Problem to work on — List each line in which the string "drawn" appears.

Raw data —
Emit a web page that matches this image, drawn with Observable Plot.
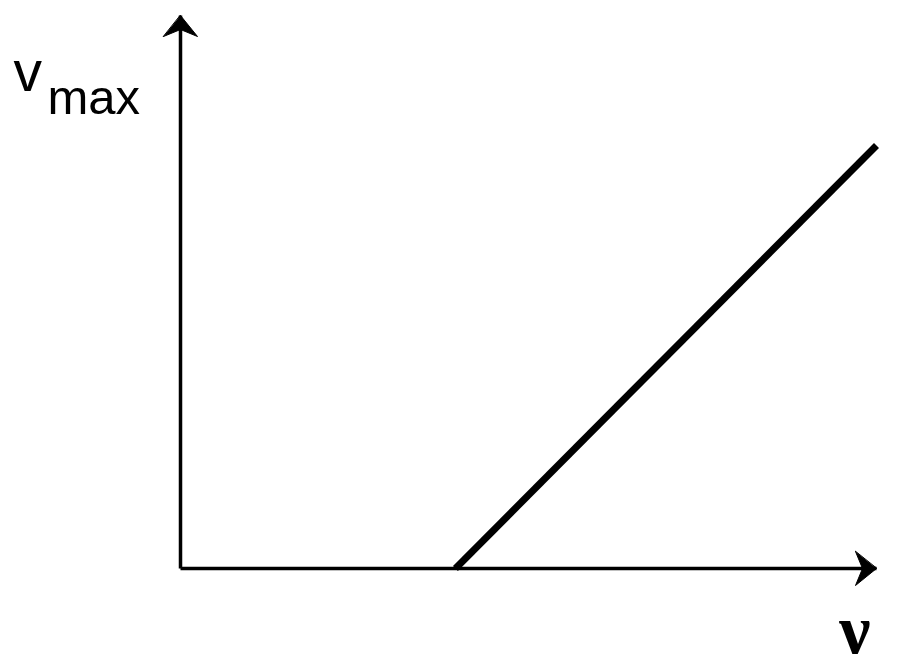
<!DOCTYPE html>
<html>
<head>
<meta charset="utf-8">
<script src="https://cdn.jsdelivr.net/npm/d3@7"></script>
<script src="https://cdn.jsdelivr.net/npm/@observablehq/plot@0.6"></script>
<style>
  html, body { margin: 0; padding: 0; background: #fff; }
</style>
</head>
<body>
<div id="chart"></div>
<script>
// Axis extents (data units)
const xMax = 10;
const yMax = 10;
// Threshold frequency where v_max starts rising, and the line's end point
const lineX = [3.95, 10];
const lineY = [0, 7.65];
// Labels
const yLabel = ["v", "max"];
const xLabel = "ν";

const linePts = lineX.map((x, i) => ({x, y: lineY[i]}));
const axes = [
  {x1: 0, y1: 0, x2: xMax, y2: 0, rot: 90},
  {x1: 0, y1: 0, x2: 0, y2: yMax, rot: 0}
];

// filled, notched arrowhead drawn along -y (tip at (0,-l))
const headShape = {
  draw(context, l) {
    context.moveTo(0, -l);
    context.lineTo(17, -l + 21);
    context.lineTo(0, -l + 14);
    context.lineTo(-17, -l + 21);
    context.closePath();
  }
};

const chart = Plot.plot({
  width: 900,
  height: 667,
  marginLeft: 180,
  marginRight: 24,
  marginTop: 15,
  marginBottom: 99,
  x: {domain: [0, xMax], axis: null},
  y: {domain: [0, yMax], axis: null},
  marks: [
    Plot.line(linePts, {x: "x", y: "y", stroke: "black", strokeWidth: 7, strokeLinecap: "butt"}),
    Plot.link(axes, {x1: "x1", y1: "y1", x2: "x2", y2: "y2", stroke: "black", strokeWidth: 3.5}),
    Plot.vector(axes, {x: "x2", y: "y2", rotate: "rot", length: 24, anchor: "end", shape: headShape, fill: "black", stroke: "black", strokeWidth: 1}),
    Plot.text([yLabel[0]], {frameAnchor: "top-left", text: d => d, dx: -167, dy: 75, textAnchor: "start", lineAnchor: "bottom", fontSize: 57, fontFamily: "Liberation Sans, Arial, sans-serif", fill: "black"}),
    Plot.text([yLabel[1]], {frameAnchor: "top-left", text: d => d, dx: -133, dy: 98, textAnchor: "start", lineAnchor: "bottom", fontSize: 49, fontFamily: "Liberation Sans, Arial, sans-serif", fill: "black"}),
    Plot.text([xLabel], {frameAnchor: "bottom-right", text: d => d, dx: -6, dy: 84, textAnchor: "end", lineAnchor: "bottom", fontSize: 70, fontFamily: "Liberation Serif, serif", fontWeight: "bold", fill: "black"})
  ]
});
document.getElementById("chart").appendChild(chart);
</script>
</body>
</html>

Correct answer —
Emit a web page that matches this image, drawn with Observable Plot.
// filled, notched arrowhead drawn along -y (tip at (0,-l))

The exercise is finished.